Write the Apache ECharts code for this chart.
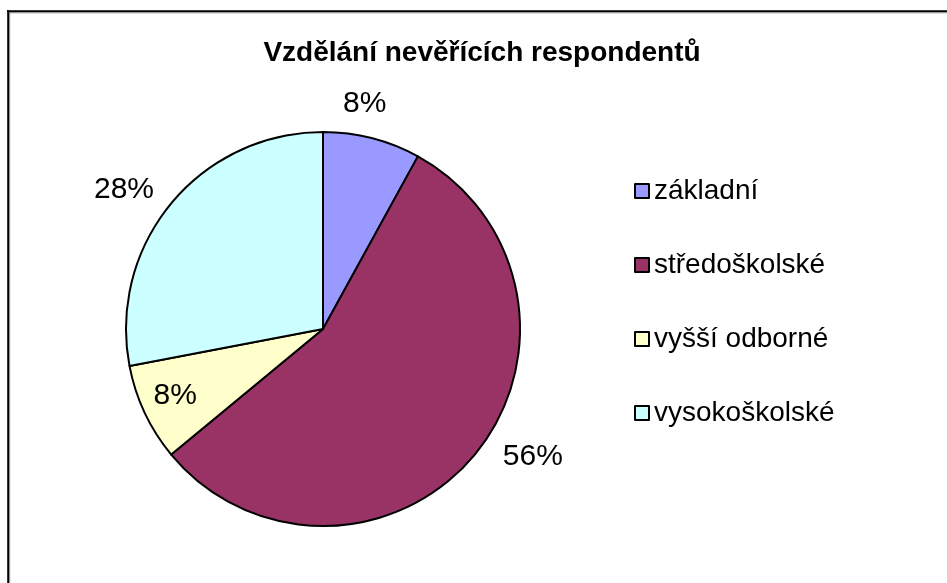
<!DOCTYPE html>
<html>
<head>
<meta charset="utf-8">
<script src="https://cdn.jsdelivr.net/npm/echarts@6/dist/echarts.min.js"></script>
<style>
  html, body { margin: 0; padding: 0; background: #fff; }
  #chart { width: 947px; height: 583px; }
</style>
</head>
<body>
<div id="chart"></div>
<script>
const TITLE = 'Vzdělání nevěřících respondentů'
const categories = ['základní', 'středoškolské', 'vyšší odborné', 'vysokoškolské']
const shares = [8, 56, 8, 28]
const sliceColors = ['#9999FF', '#993366', '#FFFFCC', '#CCFFFF']

const FONT = '"Liberation Sans", Arial, sans-serif'

// where each percentage sits, Excel "best fit" style
const labelPlacement = [
  { length: 36, length2: -43 },
  { length: 4, length2: 20 },
  { length: -40, length2: -21 },
  { length: 21, length2: -4 },
]

const chart = echarts.init(document.getElementById('chart'))

chart.setOption({
  backgroundColor: '#fff',
  animation: false,
  color: sliceColors,
  textStyle: { fontFamily: FONT },
  title: {
    text: TITLE,
    left: 482,
    top: 39,
    textAlign: 'center',
    padding: 0,
    textStyle: { fontFamily: FONT, fontSize: 28, fontWeight: 'bold', color: '#000' },
  },
  legend: {
    orient: 'vertical',
    left: 634,
    top: 176,
    padding: 0,
    itemGap: 44,
    itemWidth: 14,
    itemHeight: 14,
    icon: 'rect',
    itemStyle: { borderColor: '#000', borderWidth: 2 },
    textStyle: { fontFamily: FONT, fontSize: 28, color: '#000', lineHeight: 30 },
    data: categories,
  },
  graphic: [
    { type: 'line', shape: { x1: 7, y1: 11.3, x2: 947, y2: 11.3 }, style: { stroke: '#000', lineWidth: 2 } },
    { type: 'line', shape: { x1: 9, y1: 12.8, x2: 947, y2: 12.8 }, style: { stroke: '#888', lineWidth: 1 } },
    { type: 'line', shape: { x1: 8.2, y1: 10.3, x2: 8.2, y2: 583 }, style: { stroke: '#000', lineWidth: 2 } },
    { type: 'line', shape: { x1: 9.7, y1: 12.3, x2: 9.7, y2: 583 }, style: { stroke: '#888', lineWidth: 1 } },
  ],
  series: [
    {
      type: 'pie',
      center: [323, 329],
      radius: 197,
      startAngle: 90,
      clockwise: true,
      avoidLabelOverlap: false,
      itemStyle: { borderColor: '#000', borderWidth: 2 },
      emphasis: { disabled: true },
      label: {
        show: true,
        position: 'outside',
        formatter: '{d}%',
        fontFamily: FONT,
        fontSize: 30,
        color: '#000',
      },
      labelLine: { show: false },
      data: categories.map((name, i) => ({
        name,
        value: shares[i],
        labelLine: { show: false, ...labelPlacement[i] },
      })),
    },
  ],
})
</script>
</body>
</html>
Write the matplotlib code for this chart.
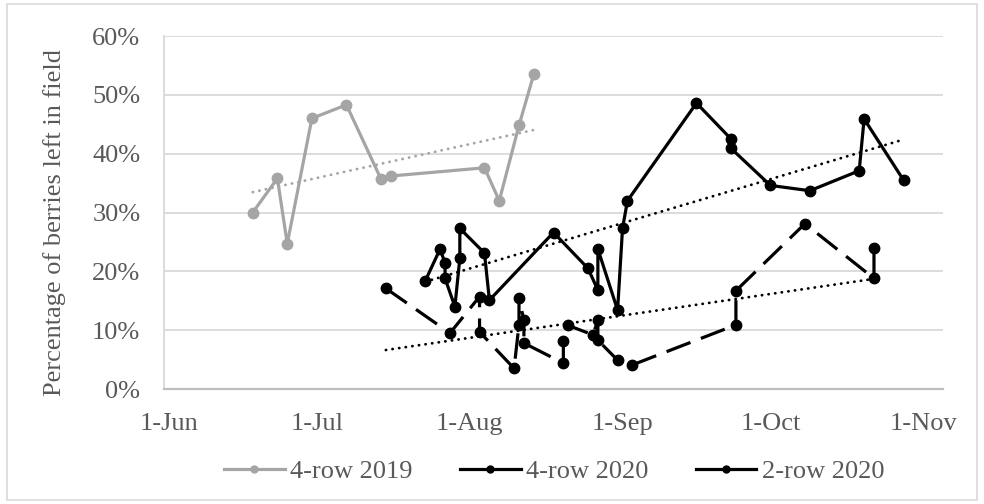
import matplotlib
matplotlib.use("Agg")
import matplotlib.pyplot as plt
import matplotlib.dates as mdates
from matplotlib.patches import Rectangle
from matplotlib.lines import Line2D
import numpy as np
import pandas as pd

# ---------------- data ----------------
# 4-row 2019 (plotted on the same calendar axis as 2020)
dates_4row_2019 = ["2019-06-18", "2019-06-23", "2019-06-25", "2019-06-30", "2019-07-07",
                   "2019-07-14", "2019-07-16", "2019-08-04", "2019-08-07", "2019-08-11",
                   "2019-08-14"]
pct_4row_2019 = [30.0, 35.8, 24.7, 46.0, 48.3, 35.7, 36.2, 37.6, 32.0, 44.8, 53.5]

dates_4row_2020 = ["2020-07-23", "2020-07-26", "2020-07-27", "2020-07-27", "2020-07-29",
                   "2020-07-30", "2020-07-30", "2020-08-04", "2020-08-05", "2020-08-18",
                   "2020-08-25", "2020-08-27", "2020-08-27", "2020-08-31", "2020-09-01",
                   "2020-09-02", "2020-09-16", "2020-09-23", "2020-09-23", "2020-10-01",
                   "2020-10-09", "2020-10-19", "2020-10-20", "2020-10-28"]
pct_4row_2020 = [18.4, 23.8, 21.4, 18.8, 14.0, 22.2, 27.3, 23.1, 15.1, 26.6,
                 20.5, 16.8, 23.8, 13.4, 27.3, 32.0, 48.6, 42.5, 40.9, 34.6,
                 33.7, 37.1, 45.9, 35.5]

dates_2row_2020 = ["2020-07-15", "2020-07-28", "2020-08-03", "2020-08-03", "2020-08-10",
                   "2020-08-11", "2020-08-11", "2020-08-12", "2020-08-12", "2020-08-20",
                   "2020-08-20", "2020-08-21", "2020-08-26", "2020-08-27", "2020-08-27",
                   "2020-08-31", "2020-09-03", "2020-09-24", "2020-09-24", "2020-10-08",
                   "2020-10-22", "2020-10-22"]
pct_2row_2020 = [17.1, 9.5, 15.7, 9.7, 3.5, 10.9, 15.4, 11.7, 7.8, 4.4,
                 8.2, 10.8, 9.2, 11.7, 8.3, 4.9, 4.1, 10.9, 16.7, 28.1,
                 18.8, 23.9]

series_labels = ["4-row 2019", "4-row 2020", "2-row 2020"]
x_tick_dates = ["2020-06-01", "2020-07-01", "2020-08-01", "2020-09-01", "2020-10-01", "2020-11-01"]
x_tick_labels = ["1-Jun", "1-Jul", "1-Aug", "1-Sep", "1-Oct", "1-Nov"]
y_ticks = [0, 10, 20, 30, 40, 50, 60]
y_label = "Percentage of berries left in field"

# ---------------- style ----------------
FONT = "Liberation Serif"
TXT = "#595959"
GRID = "#D9D9D9"
GRAY = "#A5A5A5"
FS = 19

plt.rcParams["font.family"] = [FONT, "DejaVu Serif"]

W, H = 984, 504
fig = plt.figure(figsize=(W / 100, H / 100), dpi=100)
L, R, T, B = 164, 943, 36, 389
ax = fig.add_axes([L / W, 1 - B / H, (R - L) / W, (B - T) / H])

# chart border
fig.patches.append(Rectangle((7 / W, 4 / H), (977 - 7) / W, (500 - 4) / H,
                             transform=fig.transFigure, fill=False,
                             edgecolor=GRID, lw=1.2))


def to_2020(ds):
    d = pd.to_datetime(ds)
    return pd.to_datetime(["2020-" + x.strftime("%m-%d") for x in d])


x19 = to_2020(dates_4row_2019)
x20a = pd.to_datetime(dates_4row_2020)
x20b = pd.to_datetime(dates_2row_2020)

lw = 2.3
ms = 7.5
ax.plot(x19, pct_4row_2019, color=GRAY, lw=lw, marker="o", ms=ms, zorder=3)
ax.plot(x20a, pct_4row_2020, color="black", lw=lw, marker="o", ms=ms, zorder=4)
ax.plot(x20b, pct_2row_2020, color="black", lw=lw, marker="o", ms=ms, zorder=4,
        linestyle=(0, (8, 3.5)))


def trend(xd, y, color):
    xn = mdates.date2num(xd)
    k, b = np.polyfit(xn, y, 1)
    xs = np.array([xn.min(), xn.max()])
    ax.plot(mdates.num2date(xs), k * xs + b, color=color, lw=2.0,
            linestyle=(0, (0.1, 2.3)), dash_capstyle="round", zorder=5)


trend(x19, pct_4row_2019, GRAY)
trend(x20a, pct_4row_2020, "black")
trend(x20b, pct_2row_2020, "black")

# axes
ax.set_xlim(pd.Timestamp("2020-05-31"), pd.Timestamp("2020-11-05"))
ax.set_ylim(0, 60)
ax.set_yticks(y_ticks)
ax.set_yticklabels([f"{v}%" for v in y_ticks])
ax.set_xticks(pd.to_datetime(x_tick_dates))
ax.set_xticklabels(x_tick_labels)
ax.tick_params(axis="both", length=0, labelsize=FS, labelcolor=TXT)
ax.tick_params(axis="y", pad=17)
ax.tick_params(axis="x", pad=17.5)
ax.grid(axis="y", color=GRID, lw=1.3, zorder=0)
ax.set_axisbelow(True)
for s in ["top", "right"]:
    ax.spines[s].set_visible(False)
ax.spines["left"].set_color(GRID)
ax.spines["left"].set_linewidth(1.3)
ax.spines["bottom"].set_color("#BFBFBF")
ax.spines["bottom"].set_linewidth(1.6)

fig.text(55 / W, 1 - 222 / H, y_label, rotation=90, ha="center", va="center",
         fontsize=FS, color=TXT)

handles = [
    Line2D([], [], color=GRAY, lw=lw, marker="o", ms=5),
    Line2D([], [], color="black", lw=lw, marker="o", ms=5),
    Line2D([], [], color="black", lw=lw, marker="o", ms=5),
]
fig.legend(handles, series_labels, loc="center", ncol=3, frameon=False,
           bbox_to_anchor=(554 / W, 1 - 471 / H), fontsize=FS, labelcolor=TXT,
           handlelength=2.3, handletextpad=0.2, columnspacing=1.8)

fig.savefig("out.png", dpi=100)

————

_Task instructions_. Only the lines starting at the line with "Write the matplotlib code for this chart." and ending at the line with "32.0, 44.8, 53.5]" should be printed again, exactly and with both ends kept; omit the pictures.

_Problem solution_.
Write the matplotlib code for this chart.
import matplotlib
matplotlib.use("Agg")
import matplotlib.pyplot as plt
import matplotlib.dates as mdates
from matplotlib.patches import Rectangle
from matplotlib.lines import Line2D
import numpy as np
import pandas as pd

# ---------------- data ----------------
# 4-row 2019 (plotted on the same calendar axis as 2020)
dates_4row_2019 = ["2019-06-18", "2019-06-23", "2019-06-25", "2019-06-30", "2019-07-07",
                   "2019-07-14", "2019-07-16", "2019-08-04", "2019-08-07", "2019-08-11",
                   "2019-08-14"]
pct_4row_2019 = [30.0, 35.8, 24.7, 46.0, 48.3, 35.7, 36.2, 37.6, 32.0, 44.8, 53.5]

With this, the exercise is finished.